Эта мысль вызвала в груди вспышку тепла. Бабушка многое обновила и заменила, но кухню не тронула. Помнит, как люблю это место.

Мне даже немного взгрустнулось. Мы сильно отдалились, с тех пор, как я поступила в университет и съехала в свое съемное жилище. С того момента, отец начал брать более длительные проекты заграницей, а бабушка разошлась с путешествиями, женихами и искусством.

Отчасти, я их понимаю. Пока мы воспитываем детей и озабочены их обеспечением, не так сильно замечаем свои собственные проблемы. Свою боль, свое одиночество, свой возраст и свои несбывшиеся мечты. Будущее ребенка превращается в цель, которой ты заменяешь свою. Но я выросла и взяла полную ответственность за свою жизнь и свое благополучие. На этом, ушедшие с головой в мое развитие папа и бабуля, растерялись.

И, честно говоря, я понятия не имею, стоит ли мне как-то вмешиваться и пробовать снова объединиться, или же им так лучше. В конце-концов, все мы — взрослые люди. У бабушки мужчина, у отца может, дай бог, вскоре появится женщина… И у меня кто-то да нарисуется. Не будем же мы снова жить все вместе в самой попе… Волково!

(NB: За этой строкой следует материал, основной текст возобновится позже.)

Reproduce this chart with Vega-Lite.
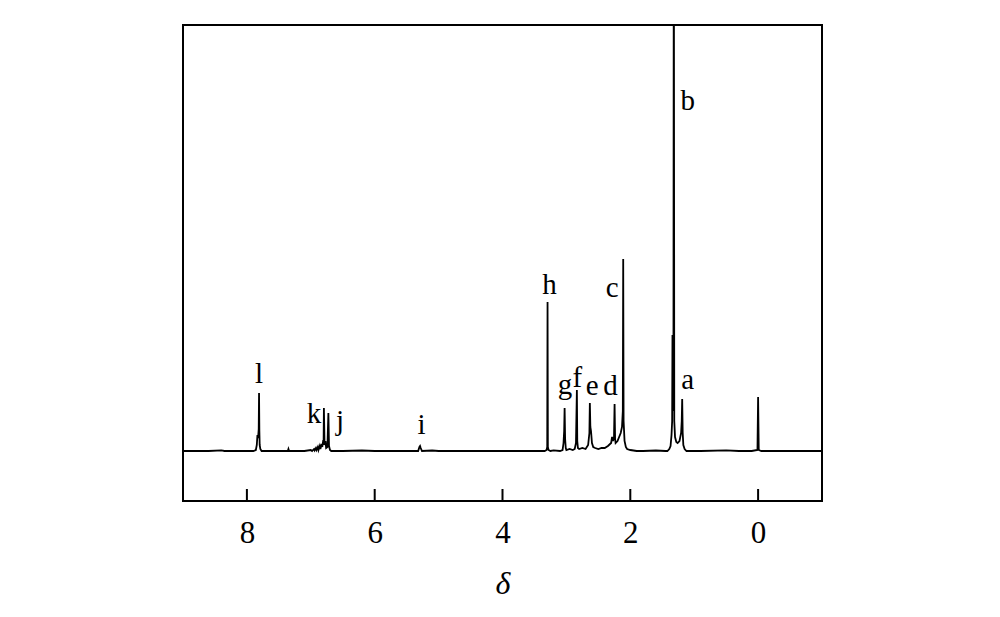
{
  "$schema": "https://vega.github.io/schema/vega-lite/v6.json",
  "width": 639,
  "height": 476,
  "autosize": "none",
  "padding": {"left": 183, "top": 25, "right": 178, "bottom": 116},
  "background": "white",
  "config": {
    "view": {"stroke": "black", "strokeWidth": 2},
    "font": "Liberation Serif"
  },
  "datasets": {
    "spec": [
      {"d": 9.0, "v": 0}, {"d": 8.6, "v": 0}, {"d": 8.4, "v": 0.6}, {"d": 8.35, "v": 0}, {"d": 8.0, "v": 0},
      {"d": 7.9, "v": 0}, {"d": 7.86, "v": 1}, {"d": 7.845, "v": 6}, {"d": 7.835, "v": 16}, {"d": 7.825, "v": 13},
      {"d": 7.815, "v": 22}, {"d": 7.81, "v": 58}, {"d": 7.805, "v": 20}, {"d": 7.8, "v": 6}, {"d": 7.79, "v": 2},
      {"d": 7.77, "v": 0}, {"d": 7.6, "v": 0}, {"d": 7.36, "v": 0}, {"d": 7.35, "v": 2}, {"d": 7.34, "v": 0},
      {"d": 7.1, "v": 0}, {"d": 7.0, "v": 1}, {"d": 6.98, "v": 0}, {"d": 6.95, "v": 2}, {"d": 6.94, "v": 0.5},
      {"d": 6.92, "v": 3}, {"d": 6.91, "v": 1}, {"d": 6.89, "v": 4}, {"d": 6.88, "v": 1}, {"d": 6.86, "v": 5},
      {"d": 6.85, "v": 2}, {"d": 6.83, "v": 7}, {"d": 6.82, "v": 4}, {"d": 6.805, "v": 11}, {"d": 6.8, "v": 6},
      {"d": 6.795, "v": 43}, {"d": 6.785, "v": 6}, {"d": 6.77, "v": 10}, {"d": 6.76, "v": 3}, {"d": 6.74, "v": 4},
      {"d": 6.725, "v": 38}, {"d": 6.715, "v": 5}, {"d": 6.7, "v": 1}, {"d": 6.68, "v": 0}, {"d": 6.5, "v": 0},
      {"d": 6.2, "v": 0.5}, {"d": 6.0, "v": 0}, {"d": 5.5, "v": 0}, {"d": 5.32, "v": 0}, {"d": 5.3, "v": 4},
      {"d": 5.29, "v": 5}, {"d": 5.28, "v": 3}, {"d": 5.26, "v": 0}, {"d": 5.1, "v": 0.5}, {"d": 5.0, "v": 0},
      {"d": 4.5, "v": 0}, {"d": 4.0, "v": 0}, {"d": 3.5, "v": 0}, {"d": 3.34, "v": 0}, {"d": 3.31, "v": 1},
      {"d": 3.3, "v": 4}, {"d": 3.295, "v": 149}, {"d": 3.29, "v": 4}, {"d": 3.28, "v": 1}, {"d": 3.25, "v": 0},
      {"d": 3.2, "v": 0.6}, {"d": 3.1, "v": 0}, {"d": 3.06, "v": 1}, {"d": 3.045, "v": 8}, {"d": 3.035, "v": 20},
      {"d": 3.028, "v": 43}, {"d": 3.02, "v": 12}, {"d": 3.01, "v": 3}, {"d": 3.0, "v": 1}, {"d": 2.95, "v": 2},
      {"d": 2.9, "v": 1}, {"d": 2.87, "v": 2}, {"d": 2.85, "v": 8}, {"d": 2.836, "v": 61}, {"d": 2.83, "v": 10},
      {"d": 2.82, "v": 3}, {"d": 2.8, "v": 2}, {"d": 2.75, "v": 3}, {"d": 2.7, "v": 2}, {"d": 2.66, "v": 6},
      {"d": 2.64, "v": 18}, {"d": 2.633, "v": 48}, {"d": 2.625, "v": 24}, {"d": 2.615, "v": 20}, {"d": 2.6, "v": 8},
      {"d": 2.58, "v": 4}, {"d": 2.55, "v": 3}, {"d": 2.5, "v": 2}, {"d": 2.45, "v": 3}, {"d": 2.4, "v": 3},
      {"d": 2.35, "v": 5}, {"d": 2.3, "v": 8}, {"d": 2.285, "v": 14}, {"d": 2.27, "v": 10}, {"d": 2.255, "v": 14},
      {"d": 2.246, "v": 47}, {"d": 2.238, "v": 12}, {"d": 2.23, "v": 8}, {"d": 2.2, "v": 10}, {"d": 2.15, "v": 18},
      {"d": 2.13, "v": 24}, {"d": 2.117, "v": 40}, {"d": 2.111, "v": 192}, {"d": 2.105, "v": 30}, {"d": 2.09, "v": 10},
      {"d": 2.07, "v": 4}, {"d": 2.05, "v": 2}, {"d": 2.0, "v": 1}, {"d": 1.9, "v": 0}, {"d": 1.8, "v": 0},
      {"d": 1.6, "v": 0.5}, {"d": 1.45, "v": 0}, {"d": 1.42, "v": 0}, {"d": 1.39, "v": 2}, {"d": 1.37, "v": 5},
      {"d": 1.355, "v": 16}, {"d": 1.345, "v": 30}, {"d": 1.34, "v": 116}, {"d": 1.333, "v": 40}, {"d": 1.325, "v": 60},
      {"d": 1.319, "v": 600}, {"d": 1.312, "v": 30}, {"d": 1.3, "v": 14}, {"d": 1.28, "v": 9}, {"d": 1.26, "v": 8},
      {"d": 1.23, "v": 10}, {"d": 1.205, "v": 18}, {"d": 1.195, "v": 30}, {"d": 1.188, "v": 52}, {"d": 1.18, "v": 18},
      {"d": 1.17, "v": 6}, {"d": 1.15, "v": 2}, {"d": 1.12, "v": 0}, {"d": 1.05, "v": 0}, {"d": 0.9, "v": 0},
      {"d": 0.5, "v": 0.6}, {"d": 0.3, "v": 0}, {"d": 0.1, "v": 0}, {"d": 0.01, "v": 1}, {"d": 0.0, "v": 54},
      {"d": -0.01, "v": 1}, {"d": -0.05, "v": 0}, {"d": -0.3, "v": 0}, {"d": -0.6, "v": 0}, {"d": -1.0, "v": 0}
    ],
    "labels": [
      {"d": 7.81, "v": 68, "t": "l"},
      {"d": 6.948, "v": 28, "t": "k"},
      {"d": 6.541, "v": 21, "t": "j"},
      {"d": 5.269, "v": 17, "t": "i"},
      {"d": 3.263, "v": 157, "t": "h"},
      {"d": 3.023, "v": 57, "t": "g"},
      {"d": 2.83, "v": 64, "t": "f"},
      {"d": 2.595, "v": 56, "t": "e"},
      {"d": 2.309, "v": 56, "t": "d"},
      {"d": 2.282, "v": 154, "t": "c"},
      {"d": 1.1, "v": 341, "t": "b"},
      {"d": 1.1, "v": 62, "t": "a"}
    ],
    "ticks": [
      {"d": 8}, {"d": 6}, {"d": 4}, {"d": 2}, {"d": 0}
    ]
  },
  "layer": [
    {
      "data": {"name": "spec"},
      "mark": {"type": "line", "color": "black", "strokeWidth": 1.8, "clip": true},
      "encoding": {
        "x": {
          "field": "d", "type": "quantitative",
          "scale": {"domain": [9, -1], "nice": false, "zero": false},
          "axis": {
            "values": [8, 6, 4, 2, 0],
            "format": "d",
            "title": "δ",
            "titleFont": "Liberation Serif",
            "titleFontStyle": "italic",
            "titleFontWeight": "normal",
            "titleFontSize": 32,
            "titleColor": "black",
            "titlePadding": 20,
            "labelFont": "Liberation Serif",
            "labelFontSize": 31,
            "labelColor": "black",
            "labelPadding": 17,
            "ticks": false,
            "domain": false,
            "grid": false
          }
        },
        "y": {
          "field": "v", "type": "quantitative",
          "scale": {"domain": [-50, 426], "nice": false, "zero": false},
          "axis": null
        }
      }
    },
    {
      "data": {"name": "ticks"},
      "mark": {"type": "rule", "color": "black", "strokeWidth": 2},
      "encoding": {
        "x": {"field": "d", "type": "quantitative"},
        "y": {"datum": -50},
        "y2": {"datum": -38}
      }
    },
    {
      "data": {"name": "labels"},
      "mark": {"type": "text", "font": "Liberation Serif", "fontSize": 29, "color": "black", "baseline": "alphabetic", "align": "center"},
      "encoding": {
        "x": {"field": "d", "type": "quantitative"},
        "y": {"field": "v", "type": "quantitative"},
        "text": {"field": "t"}
      }
    }
  ]
}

За такими серьезными тяжелыми размышлениями, я и занималась выпечкой. Надеюсь, печенье не получится с привкусом горькой взрослой жизни.

К слову, о ней.

По окончанию медицинского, я стала врачом в ветеринарной клинике, в которой подрабатывала практически с первого курса. Мы, с Владимиром Семеновичем, уже практически породнились. Заниматься тем, что любишь, за вполне удовлетворительную плату и в приятном дружном месте — редкость. И потому я безумно дорожу своей работой! Это и является одной из причин, по которым наши с семьей дороги разошлись. Их, как и маму, всегда тянуло куда-то туда… В новые горизонты. Меня такой образ жизни не впечатляет.

Печенье я ела под осуждающий взгляд Графа. Собака смотрела на меня глазами, полными вселенской обиды. У меня даже пара кусочков поперек горла стали. Но делиться вкусняшкой я не рискнула — уж очень сладким получилось тесто. Не хватало провести весь свой отпуск там же, где и работаю. Тем более, былой молодостью и резвостью пес уже похвастаться не мог. На него сейчас неправильно подыши — и на пару месяцев лечение и хлопоты. Навидалась я пожилых мучений породистых собак.

С удовольствием слопав половину своего же печенья, я щелкнула обижульку по влажному носу и отправилась в спальню. Первый день прошел легко и весело, но новая обстановка чрезвычайно утомляла. Не терпелось завалиться в огромную мягкую постель, что, в свое время, была мною так горячо любима. Что я и сделала.

Ночь была, ожидаемо, беспокойной. Мне всегда плохо удавалось быстро адаптироваться на новом месте. Неспокойный разум блуждал по каким-то кочкам, развалинам и темным дремучим лесам, где мои тревожность и пожизненный страх темноты не давали покоя даже сквозь сны.

Проснулась я не, как полагалось, утром, а глубокой темной ночью. От лая. Я бы даже сказала, какого-то отчаянного собачьего рева.

Перепугавшись, вскочила и понеслась вниз, думая, что с собакой что-то приключилось. Может поранился или неудачно упал с лестницы — черт их, непосед, знает! Или, не дай бог, стащил остаток моего печенья и все-таки, балбес, долакомился!

Но причина моего будоражащего пробуждения была обнаружена посреди гостиной невредимой и вполне бодрой.

– Боже, Граф! – выдохнула, хватаясь за сердце. – Ты что, мстишь мне так за жадность?

Выражение крупной морды не изменилось. Пес продолжал топтаться на месте, снова громко лая.

Лишь присмотревшись, я поняла, что он чем-то обеспокоен. Мягкие уши вжались в голову, темные глаза метались от меня к выходу, а пушистый хвост был плотно прижат к задним лапам. Для четвероногих, крайне настораживающее поведение.